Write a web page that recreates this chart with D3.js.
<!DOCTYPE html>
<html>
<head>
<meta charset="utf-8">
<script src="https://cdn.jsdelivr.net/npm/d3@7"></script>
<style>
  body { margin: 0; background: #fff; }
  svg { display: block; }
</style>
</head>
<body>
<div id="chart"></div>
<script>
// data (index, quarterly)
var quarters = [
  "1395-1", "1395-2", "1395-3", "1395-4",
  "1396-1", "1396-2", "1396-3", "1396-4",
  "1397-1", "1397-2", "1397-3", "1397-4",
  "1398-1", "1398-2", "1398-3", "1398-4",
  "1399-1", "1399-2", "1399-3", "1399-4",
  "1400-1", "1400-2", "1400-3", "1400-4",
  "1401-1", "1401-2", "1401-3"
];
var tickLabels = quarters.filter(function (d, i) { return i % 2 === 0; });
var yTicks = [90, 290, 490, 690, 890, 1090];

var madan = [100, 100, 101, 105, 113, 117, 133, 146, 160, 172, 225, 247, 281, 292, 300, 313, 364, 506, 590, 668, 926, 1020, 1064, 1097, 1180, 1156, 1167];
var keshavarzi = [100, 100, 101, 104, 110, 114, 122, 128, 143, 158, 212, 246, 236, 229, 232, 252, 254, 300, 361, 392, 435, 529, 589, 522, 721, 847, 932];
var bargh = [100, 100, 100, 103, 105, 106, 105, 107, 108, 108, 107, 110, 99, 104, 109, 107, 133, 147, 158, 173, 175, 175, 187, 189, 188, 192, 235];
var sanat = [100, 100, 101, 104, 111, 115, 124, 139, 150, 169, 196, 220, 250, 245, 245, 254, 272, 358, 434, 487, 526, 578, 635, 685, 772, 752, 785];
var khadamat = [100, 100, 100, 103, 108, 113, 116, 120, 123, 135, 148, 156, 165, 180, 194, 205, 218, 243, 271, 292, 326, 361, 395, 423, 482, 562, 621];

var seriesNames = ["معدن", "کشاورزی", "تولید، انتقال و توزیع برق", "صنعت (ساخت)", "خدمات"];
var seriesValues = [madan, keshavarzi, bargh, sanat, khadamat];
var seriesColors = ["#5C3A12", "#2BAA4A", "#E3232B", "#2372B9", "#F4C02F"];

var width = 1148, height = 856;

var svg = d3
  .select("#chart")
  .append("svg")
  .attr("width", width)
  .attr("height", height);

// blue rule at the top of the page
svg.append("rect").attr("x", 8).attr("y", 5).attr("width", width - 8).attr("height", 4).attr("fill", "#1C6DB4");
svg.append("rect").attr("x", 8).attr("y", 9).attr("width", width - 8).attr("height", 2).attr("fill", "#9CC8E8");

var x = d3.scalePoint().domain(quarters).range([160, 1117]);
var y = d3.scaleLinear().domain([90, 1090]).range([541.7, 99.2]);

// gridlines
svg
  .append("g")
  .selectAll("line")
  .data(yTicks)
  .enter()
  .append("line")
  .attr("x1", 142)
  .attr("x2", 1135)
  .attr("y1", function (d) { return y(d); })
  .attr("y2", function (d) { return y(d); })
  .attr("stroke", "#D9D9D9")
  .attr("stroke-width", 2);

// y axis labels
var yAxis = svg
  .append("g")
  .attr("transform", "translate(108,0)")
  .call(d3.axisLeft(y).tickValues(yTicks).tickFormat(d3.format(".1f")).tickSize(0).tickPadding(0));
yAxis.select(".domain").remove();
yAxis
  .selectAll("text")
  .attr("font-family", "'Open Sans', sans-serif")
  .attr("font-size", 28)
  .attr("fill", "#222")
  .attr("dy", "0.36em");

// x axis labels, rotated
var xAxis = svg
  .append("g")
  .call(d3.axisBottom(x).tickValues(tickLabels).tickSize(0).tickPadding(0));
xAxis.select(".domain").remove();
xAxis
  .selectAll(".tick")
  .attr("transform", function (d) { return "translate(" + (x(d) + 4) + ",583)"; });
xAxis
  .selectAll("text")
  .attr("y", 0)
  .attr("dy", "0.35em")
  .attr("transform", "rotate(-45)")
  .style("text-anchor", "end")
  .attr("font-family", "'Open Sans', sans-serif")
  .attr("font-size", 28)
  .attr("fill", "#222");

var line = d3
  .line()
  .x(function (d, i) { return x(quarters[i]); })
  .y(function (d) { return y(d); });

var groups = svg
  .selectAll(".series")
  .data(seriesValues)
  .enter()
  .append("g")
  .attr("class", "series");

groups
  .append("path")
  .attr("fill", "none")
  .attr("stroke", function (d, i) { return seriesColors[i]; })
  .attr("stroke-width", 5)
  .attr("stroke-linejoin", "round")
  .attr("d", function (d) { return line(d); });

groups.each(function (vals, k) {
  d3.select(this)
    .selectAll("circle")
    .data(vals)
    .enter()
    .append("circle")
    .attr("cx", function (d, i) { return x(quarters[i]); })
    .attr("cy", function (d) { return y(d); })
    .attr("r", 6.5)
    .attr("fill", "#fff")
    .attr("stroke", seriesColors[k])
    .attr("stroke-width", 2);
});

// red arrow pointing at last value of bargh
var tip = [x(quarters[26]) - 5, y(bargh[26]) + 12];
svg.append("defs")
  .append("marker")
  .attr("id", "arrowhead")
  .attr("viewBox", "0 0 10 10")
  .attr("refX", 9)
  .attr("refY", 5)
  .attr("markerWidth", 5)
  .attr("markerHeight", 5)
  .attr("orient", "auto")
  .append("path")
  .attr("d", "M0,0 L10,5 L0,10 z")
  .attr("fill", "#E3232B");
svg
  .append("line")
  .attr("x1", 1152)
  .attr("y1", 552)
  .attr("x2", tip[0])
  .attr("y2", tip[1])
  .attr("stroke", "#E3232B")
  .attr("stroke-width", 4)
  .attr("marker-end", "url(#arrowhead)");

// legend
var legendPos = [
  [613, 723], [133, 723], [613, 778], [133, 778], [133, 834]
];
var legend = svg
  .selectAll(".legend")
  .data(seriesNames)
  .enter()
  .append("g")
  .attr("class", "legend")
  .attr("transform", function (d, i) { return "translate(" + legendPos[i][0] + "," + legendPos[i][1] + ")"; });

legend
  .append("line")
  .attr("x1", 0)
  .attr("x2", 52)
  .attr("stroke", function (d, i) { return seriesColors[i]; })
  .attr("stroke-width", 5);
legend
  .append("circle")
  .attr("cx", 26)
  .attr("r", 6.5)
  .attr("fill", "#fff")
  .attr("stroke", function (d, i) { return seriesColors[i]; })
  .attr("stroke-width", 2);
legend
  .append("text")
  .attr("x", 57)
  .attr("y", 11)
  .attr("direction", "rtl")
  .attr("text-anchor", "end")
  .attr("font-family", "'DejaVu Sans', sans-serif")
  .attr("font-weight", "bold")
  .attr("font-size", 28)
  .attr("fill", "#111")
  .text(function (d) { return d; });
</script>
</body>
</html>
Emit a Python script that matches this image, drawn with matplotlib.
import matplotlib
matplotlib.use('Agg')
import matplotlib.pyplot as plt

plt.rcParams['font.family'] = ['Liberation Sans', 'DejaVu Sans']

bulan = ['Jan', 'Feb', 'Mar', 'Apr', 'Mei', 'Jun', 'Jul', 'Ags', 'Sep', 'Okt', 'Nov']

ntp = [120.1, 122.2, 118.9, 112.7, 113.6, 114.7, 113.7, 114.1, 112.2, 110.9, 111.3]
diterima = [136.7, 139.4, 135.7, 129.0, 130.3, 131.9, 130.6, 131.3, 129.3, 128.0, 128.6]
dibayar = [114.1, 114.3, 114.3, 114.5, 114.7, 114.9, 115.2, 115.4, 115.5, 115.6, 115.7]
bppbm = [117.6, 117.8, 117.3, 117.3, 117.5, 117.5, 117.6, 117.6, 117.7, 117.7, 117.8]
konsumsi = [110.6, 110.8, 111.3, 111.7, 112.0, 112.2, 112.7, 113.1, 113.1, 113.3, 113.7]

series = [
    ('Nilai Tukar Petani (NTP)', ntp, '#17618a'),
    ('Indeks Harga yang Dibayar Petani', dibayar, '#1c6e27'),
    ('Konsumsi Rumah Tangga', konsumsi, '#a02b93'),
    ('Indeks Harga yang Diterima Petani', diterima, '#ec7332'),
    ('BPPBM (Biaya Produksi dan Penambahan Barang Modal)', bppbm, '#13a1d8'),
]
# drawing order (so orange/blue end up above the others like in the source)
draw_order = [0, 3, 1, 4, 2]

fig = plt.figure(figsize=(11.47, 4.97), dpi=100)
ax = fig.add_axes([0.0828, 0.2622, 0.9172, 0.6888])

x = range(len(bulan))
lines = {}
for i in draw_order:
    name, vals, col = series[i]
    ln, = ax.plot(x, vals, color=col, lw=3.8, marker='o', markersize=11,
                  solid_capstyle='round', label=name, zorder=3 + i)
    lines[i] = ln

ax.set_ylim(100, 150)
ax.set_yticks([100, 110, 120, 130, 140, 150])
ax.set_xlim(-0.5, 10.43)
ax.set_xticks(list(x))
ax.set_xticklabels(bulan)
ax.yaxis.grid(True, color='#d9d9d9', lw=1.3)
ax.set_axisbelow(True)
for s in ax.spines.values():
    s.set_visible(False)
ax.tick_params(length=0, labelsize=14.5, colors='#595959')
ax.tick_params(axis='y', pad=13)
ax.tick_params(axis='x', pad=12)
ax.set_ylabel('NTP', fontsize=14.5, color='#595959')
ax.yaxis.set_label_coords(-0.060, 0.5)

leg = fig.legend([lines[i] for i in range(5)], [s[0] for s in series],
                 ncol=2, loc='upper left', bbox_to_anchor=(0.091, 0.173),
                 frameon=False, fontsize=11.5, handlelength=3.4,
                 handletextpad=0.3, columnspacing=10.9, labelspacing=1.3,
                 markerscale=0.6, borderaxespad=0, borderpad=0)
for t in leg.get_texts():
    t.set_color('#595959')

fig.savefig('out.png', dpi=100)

━━━━━━━━━━━━━━━━━━━━━━━━━━━━━━

> _Task_: Quote only the lines running from the line that holds "Emit a Python" to the line that holds "lines[i] = ln", both ends included.

> _Full answer_:
Emit a Python script that matches this image, drawn with matplotlib.
import matplotlib
matplotlib.use('Agg')
import matplotlib.pyplot as plt

plt.rcParams['font.family'] = ['Liberation Sans', 'DejaVu Sans']

bulan = ['Jan', 'Feb', 'Mar', 'Apr', 'Mei', 'Jun', 'Jul', 'Ags', 'Sep', 'Okt', 'Nov']

ntp = [120.1, 122.2, 118.9, 112.7, 113.6, 114.7, 113.7, 114.1, 112.2, 110.9, 111.3]
diterima = [136.7, 139.4, 135.7, 129.0, 130.3, 131.9, 130.6, 131.3, 129.3, 128.0, 128.6]
dibayar = [114.1, 114.3, 114.3, 114.5, 114.7, 114.9, 115.2, 115.4, 115.5, 115.6, 115.7]
bppbm = [117.6, 117.8, 117.3, 117.3, 117.5, 117.5, 117.6, 117.6, 117.7, 117.7, 117.8]
konsumsi = [110.6, 110.8, 111.3, 111.7, 112.0, 112.2, 112.7, 113.1, 113.1, 113.3, 113.7]

series = [
    ('Nilai Tukar Petani (NTP)', ntp, '#17618a'),
    ('Indeks Harga yang Dibayar Petani', dibayar, '#1c6e27'),
    ('Konsumsi Rumah Tangga', konsumsi, '#a02b93'),
    ('Indeks Harga yang Diterima Petani', diterima, '#ec7332'),
    ('BPPBM (Biaya Produksi dan Penambahan Barang Modal)', bppbm, '#13a1d8'),
]
# drawing order (so orange/blue end up above the others like in the source)
draw_order = [0, 3, 1, 4, 2]

fig = plt.figure(figsize=(11.47, 4.97), dpi=100)
ax = fig.add_axes([0.0828, 0.2622, 0.9172, 0.6888])

x = range(len(bulan))
lines = {}
for i in draw_order:
    name, vals, col = series[i]
    ln, = ax.plot(x, vals, color=col, lw=3.8, marker='o', markersize=11,
                  solid_capstyle='round', label=name, zorder=3 + i)
    lines[i] = ln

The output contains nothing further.